Swissport workers in Australia stand in solidarity with their counterparts in the US calling for safer working conditions at the scandal-ridden airport ground services operator.
TWU National Secretary Michael Kaine said Swissport is known to undercut other providers for low-cost contracts by keeping workers on some of the worst conditions at the airport, after previously being exposed in Sydney for workers sleeping below baggage carousels between gruelling split shifts.
“It’s concerning but not surprising to see shocking safety standards are the norm across Swissport operations in the US as well as in Australia. Workers in the TWU offer their solidarity to members of SEIU as a rank-and-file movement to lift standards is echoed in both countries.
“Last year, the TWU exposed a horrific series of safety incidents at Swissport in Australia, including mishandling of dangerous goods, firearms being unloaded onto baggage carousels, dangerous weight imbalances, passenger stairs removed while the doors were still open with passengers inside, cargo doors left open for take-off, vehicle collisions with aircraft and refuelling hoses, and injured workers being pressured to keep working.
“Most concerning has been the response – or lack thereof – from Swissport management to these incidents. Staff memos show Swissport has been aware that chronic understaffing is a significant cause for poor safety outcomes, but in recent negotiations management actively opposed improving conditions to attract and retain workers. The response to many of these horrific near-catastrophic events was to send out a ‘toolbox talk’ via email effectively telling staff to be more careful, or to implement insufficient safety protocols such as a ‘thumbs up’ check before removing passenger stairs.
“In a recent TWU survey, less than a fifth of Swissport workers said they had received training on new safety protocols, while almost half said they find out about safety procedures from their workmates. Four in every five workers said they are under pressure to rush and expressed concern about the safety implications of understaffing, while 62 per cent said they’ve been so fatigued at work they’ve worried about causing a safety incident. Three quarters said the old equipment they use are a safety hazard.

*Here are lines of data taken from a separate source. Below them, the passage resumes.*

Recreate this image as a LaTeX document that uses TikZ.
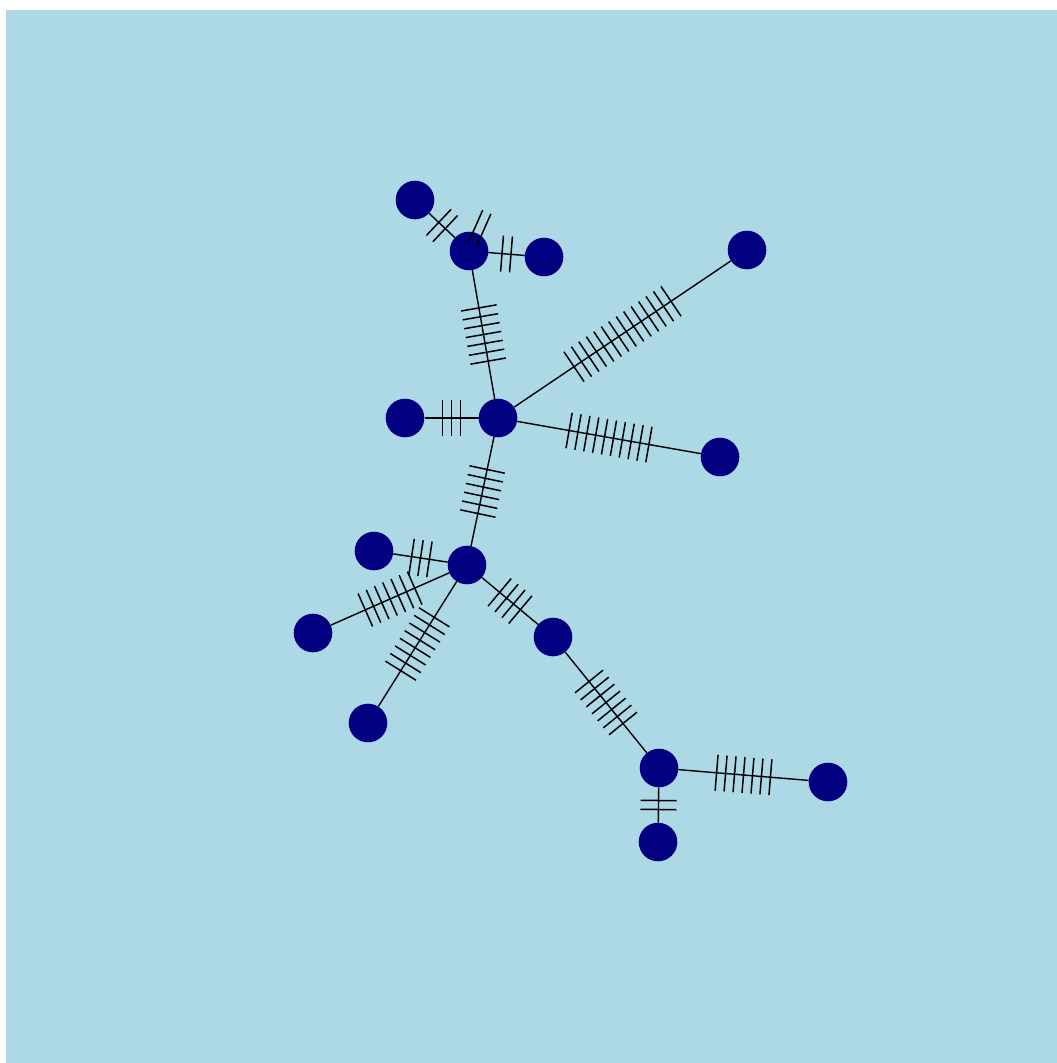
\documentclass[tikz,border=0pt]{standalone}
\usepackage{tikz}
\usetikzlibrary{calc}
\definecolor{bgblue}{RGB}{173,216,230}
\definecolor{vertexblue}{RGB}{0,0,128}
\definecolor{faintgrey}{RGB}{206,199,199}
% edge between two vertices, with #4 cross ticks round its middle
\newcommand{\tickedge}[4][edge]{%
  \draw[#1] (#2) -- (#3);
  \foreach \k [evaluate=\k as \off using (\k-(#4+1)/2)*9] in {1,...,#4}{
    \coordinate (tk) at ($(#2)!0.5!(#3)!\off pt!(#3)$);
    \draw[tickmark] ($(tk)!18pt!90:(#3)$) -- ($(tk)!18pt!-90:(#3)$);
  }%
}

\begin{document}
\begin{tikzpicture}[x=1pt,y=-1pt,
    vertex/.style={circle,fill=vertexblue,inner sep=0pt,minimum size=38.6pt},
    edge/.style={line width=1.4pt,black},
    faint/.style={line width=1.4pt,faintgrey,dash pattern=on 8pt off 8pt},
    tickmark/.style={line width=1.5pt,black}]
  % Page and background
  \fill[white] (0,0) rectangle (1057,1063);
  \fill[bgblue] (6,10) rectangle (1057,1063);

  % Vertices
  \node[vertex] (a) at (415,200) {};
  \node[vertex] (b) at (469,251) {};
  \node[vertex] (c) at (544,257) {};
  \node[vertex] (d) at (747,250) {};
  \node[vertex] (e) at (498,418) {};
  \node[vertex] (f) at (405,418) {};
  \node[vertex] (g) at (720,457) {};
  \node[vertex] (h) at (467,565) {};
  \node[vertex] (i) at (374,551) {};
  \node[vertex] (j) at (313,633) {};
  \node[vertex] (k) at (368,723) {};
  \node[vertex] (l) at (553,637) {};
  \node[vertex] (m) at (659,768) {};
  \node[vertex] (n) at (828,782) {};
  \node[vertex] (o) at (658,842) {};

  % Edges with their ticks
  \tickedge[faint]{a}{c}{2}
  \tickedge{a}{b}{2}
  \tickedge{b}{c}{2}
  \tickedge{b}{e}{7}
  \tickedge{e}{d}{14}
  \tickedge{f}{e}{3}
  \tickedge{e}{g}{10}
  \tickedge{e}{h}{6}
  \tickedge{i}{h}{3}
  \tickedge{j}{h}{7}
  \tickedge{k}{h}{8}
  \tickedge{h}{l}{4}
  \tickedge{l}{m}{7}
  \tickedge{m}{n}{7}
  \tickedge{m}{o}{2}
\end{tikzpicture}
\end{document}
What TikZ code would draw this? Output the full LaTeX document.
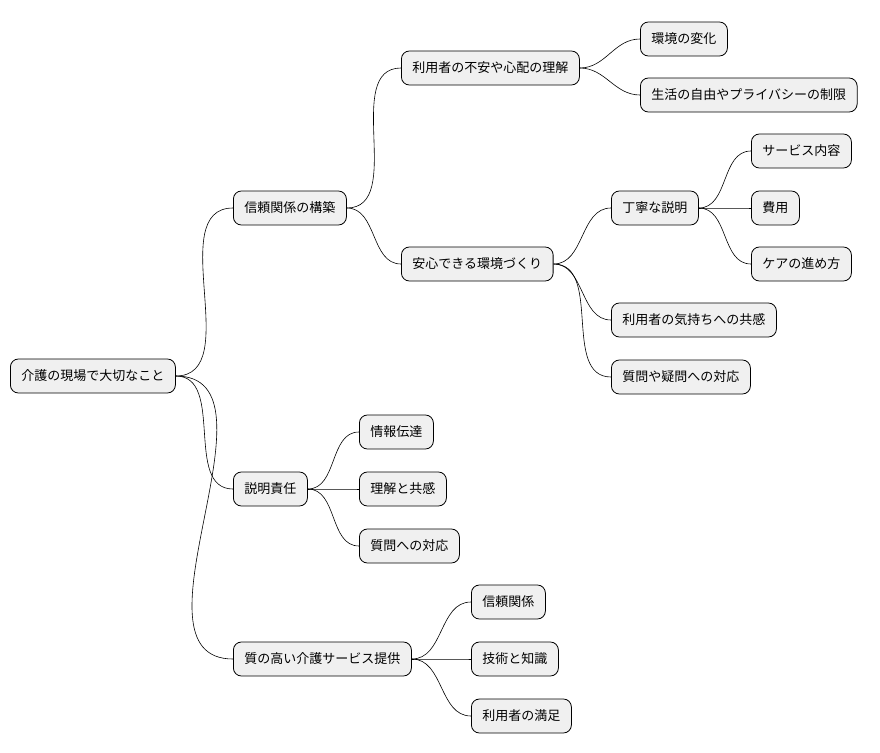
\documentclass[tikz,border=0pt]{standalone}
\usepackage{fontspec}
\setmainfont{Noto Sans CJK JP}
\begin{document}
\begin{tikzpicture}[x=1pt,y=-1pt,
  n/.style={draw=black,fill=black!6,rounded corners=8pt,minimum height=34pt,inner xsep=11pt,anchor=west,font=\fontsize{13}{15}\selectfont,line width=0.8pt},
  e/.style={draw=black,line width=0.6pt}]
\useasboundingbox (0,0) rectangle (880,752);
\node[n] (r) at (10,376) {介護の現場で大切なこと};
\node[n] (a) at (233,208) {信頼関係の構築};
\node[n] (b) at (233,489) {説明責任};
\node[n] (c) at (233,659) {質の高い介護サービス提供};
\node[n] (a1) at (401,68) {利用者の不安や心配の理解};
\node[n] (a2) at (401,264) {安心できる環境づくり};
\node[n] (a11) at (640,39) {環境の変化};
\node[n] (a12) at (640,95) {生活の自由やプライバシーの制限};
\node[n] (a21) at (611,208) {丁寧な説明};
\node[n] (a211) at (751,151) {サービス内容};
\node[n] (a212) at (751,208) {費用};
\node[n] (a213) at (751,264) {ケアの進め方};
\node[n] (a22) at (611,320) {利用者の気持ちへの共感};
\node[n] (a23) at (611,377) {質問や疑問への対応};
\node[n] (b1) at (359,432) {情報伝達};
\node[n] (b2) at (359,489) {理解と共感};
\node[n] (b3) at (359,546) {質問への対応};
\node[n] (c1) at (471,602) {信頼関係};
\node[n] (c2) at (471,659) {技術と知識};
\node[n] (c3) at (471,716) {利用者の満足};
\foreach \p/\c in {r/a,r/b,r/c,a/a1,a/a2,a1/a11,a1/a12,a2/a21,a2/a22,a2/a23,a21/a211,a21/a212,a21/a213,b/b1,b/b2,b/b3,c/c1,c/c2,c/c3}
  \draw[e] (\p.east) to[out=0,in=180] (\c.west);
\end{tikzpicture}
\end{document}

“Workers are standing up here and across the globe, despite the hostility of management towards its workforce unionising. The TWU congratulates SEIU members for standing up for safer, fairer conditions at work. Meanwhile in Australia, Qantas illegally sacked 1700 workers to grant Swissport most of the outsourced jobs based solely on cost-cutting rather than maintaining safety and service standards.
“That’s why we’re calling on the Australian Government to establish a Safe and Secure Skies Commission to rebalance aviation away from corporate greed and back to an industry with its priorities in order which offers good, secure jobs.”